Job:
Leave out the pictures and repeat the data exactly.

Information shown:

───

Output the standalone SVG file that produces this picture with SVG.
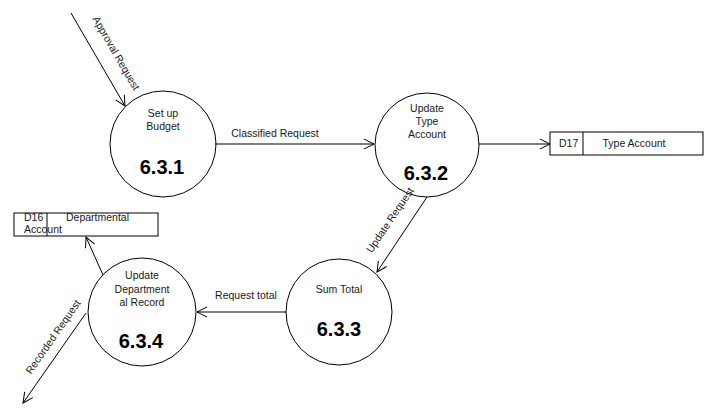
<svg xmlns="http://www.w3.org/2000/svg" width="712" height="419" viewBox="0 0 712 419">
<defs>
<marker id="arr" markerWidth="12" markerHeight="12" refX="11" refY="6" orient="auto" markerUnits="userSpaceOnUse">
<path d="M1,1 L11,6 L1,11" fill="none" stroke="#000" stroke-width="1"/>
</marker>
<style>
.p{fill:#fff;stroke:#000;stroke-width:1}
.t{font-family:"Liberation Sans",Arial,sans-serif;font-size:10.5px;fill:#1a1a1a}
.c{text-anchor:middle}
.n{font-family:"Liberation Sans",Arial,sans-serif;font-size:20px;font-weight:bold;fill:#000;text-anchor:middle}
.l{fill:none;stroke:#000;stroke-width:1;marker-end:url(#arr)}
</style>
</defs>
<rect width="712" height="419" fill="#fff"/>
<g id="n631">
<circle class="p" cx="163" cy="144" r="53"/>
<text class="t c" x="163" y="117">Set up</text>
<text class="t c" x="163" y="130">Budget</text>
<text class="n" x="162" y="174">6.3.1</text>
</g>
<g id="n632">
<circle class="p" cx="427" cy="145" r="52"/>
<text class="t c" x="427" y="112">Update</text>
<text class="t c" x="427" y="125">Type</text>
<text class="t c" x="427" y="138">Account</text>
<text class="n" x="426" y="180">6.3.2</text>
</g>
<g id="n633">
<circle class="p" cx="339" cy="312" r="53"/>
<text class="t c" x="339" y="293">Sum Total</text>
<text class="n" x="339" y="336">6.3.3</text>
</g>
<g id="n634">
<circle class="p" cx="142" cy="312" r="54"/>
<text class="t c" x="142" y="279">Update</text>
<text class="t c" x="142" y="293">Department</text>
<text class="t c" x="142" y="306">al Record</text>
<text class="n" x="141" y="348">6.3.4</text>
</g>
<g id="d17">
<rect class="p" x="550" y="132" width="153" height="23"/>
<line x1="583" y1="132" x2="583" y2="155" stroke="#000"/>
<text class="t" x="559" y="147">D17</text>
<text class="t c" x="634" y="147">Type Account</text>
</g>
<g id="d16">
<rect class="p" x="14" y="213" width="144" height="23"/>
<line x1="47" y1="213" x2="47" y2="236" stroke="#000"/>
<text class="t" x="24" y="221">D16</text>
<text class="t" x="66" y="221">Departmental</text>
<text class="t" x="24" y="233">Account</text>
</g>
<g id="connectors">
<line class="l" x1="71" y1="13" x2="125" y2="106"/>
<line class="l" x1="215" y1="144" x2="374" y2="144"/>
<line class="l" x1="479" y1="144" x2="550" y2="144"/>
<line class="l" x1="427" y1="197" x2="377" y2="272"/>
<line class="l" x1="286" y1="312" x2="197" y2="312"/>
<line class="l" x1="103" y1="275" x2="86" y2="237"/>
<line class="l" x1="86" y1="313" x2="23" y2="403"/>
<text class="t c" transform="translate(113,55) rotate(60)">Approval Request</text>
<text class="t c" x="275" y="137">Classified Request</text>
<text class="t c" transform="translate(393,222) rotate(-56)">Update Request</text>
<text class="t c" x="246" y="299">Request total</text>
<text class="t c" transform="translate(56,339) rotate(-55)">Recorded Request</text>
</g>
</svg>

───

Answer:
Output the standalone SVG file that produces this picture with SVG.
<svg xmlns="http://www.w3.org/2000/svg" width="712" height="419" viewBox="0 0 712 419">
<defs>
<marker id="arr" markerWidth="12" markerHeight="12" refX="11" refY="6" orient="auto" markerUnits="userSpaceOnUse">
<path d="M1,1 L11,6 L1,11" fill="none" stroke="#000" stroke-width="1"/>
</marker>
<style>
.p{fill:#fff;stroke:#000;stroke-width:1}
.t{font-family:"Liberation Sans",Arial,sans-serif;font-size:10.5px;fill:#1a1a1a}
.c{text-anchor:middle}
.n{font-family:"Liberation Sans",Arial,sans-serif;font-size:20px;font-weight:bold;fill:#000;text-anchor:middle}
.l{fill:none;stroke:#000;stroke-width:1;marker-end:url(#arr)}
</style>
</defs>
<rect width="712" height="419" fill="#fff"/>
<g id="n631">
<circle class="p" cx="163" cy="144" r="53"/>
<text class="t c" x="163" y="117">Set up</text>
<text class="t c" x="163" y="130">Budget</text>
<text class="n" x="162" y="174">6.3.1</text>
</g>
<g id="n632">
<circle class="p" cx="427" cy="145" r="52"/>
<text class="t c" x="427" y="112">Update</text>
<text class="t c" x="427" y="125">Type</text>
<text class="t c" x="427" y="138">Account</text>
<text class="n" x="426" y="180">6.3.2</text>
</g>
<g id="n633">
<circle class="p" cx="339" cy="312" r="53"/>
<text class="t c" x="339" y="293">Sum Total</text>
<text class="n" x="339" y="336">6.3.3</text>
</g>
<g id="n634">
<circle class="p" cx="142" cy="312" r="54"/>
<text class="t c" x="142" y="279">Update</text>
<text class="t c" x="142" y="293">Department</text>
<text class="t c" x="142" y="306">al Record</text>
<text class="n" x="141" y="348">6.3.4</text>
</g>
<g id="d17">
<rect class="p" x="550" y="132" width="153" height="23"/>
<line x1="583" y1="132" x2="583" y2="155" stroke="#000"/>
<text class="t" x="559" y="147">D17</text>
<text class="t c" x="634" y="147">Type Account</text>
</g>
<g id="d16">
<rect class="p" x="14" y="213" width="144" height="23"/>
<line x1="47" y1="213" x2="47" y2="236" stroke="#000"/>
<text class="t" x="24" y="221">D16</text>
<text class="t" x="66" y="221">Departmental</text>
<text class="t" x="24" y="233">Account</text>
</g>
<g id="connectors">
<line class="l" x1="71" y1="13" x2="125" y2="106"/>
<line class="l" x1="215" y1="144" x2="374" y2="144"/>
<line class="l" x1="479" y1="144" x2="550" y2="144"/>
<line class="l" x1="427" y1="197" x2="377" y2="272"/>
<line class="l" x1="286" y1="312" x2="197" y2="312"/>
<line class="l" x1="103" y1="275" x2="86" y2="237"/>
<line class="l" x1="86" y1="313" x2="23" y2="403"/>
<text class="t c" transform="translate(113,55) rotate(60)">Approval Request</text>
<text class="t c" x="275" y="137">Classified Request</text>
<text class="t c" transform="translate(393,222) rotate(-56)">Update Request</text>
<text class="t c" x="246" y="299">Request total</text>
<text class="t c" transform="translate(56,339) rotate(-55)">Recorded Request</text>
</g>
</svg>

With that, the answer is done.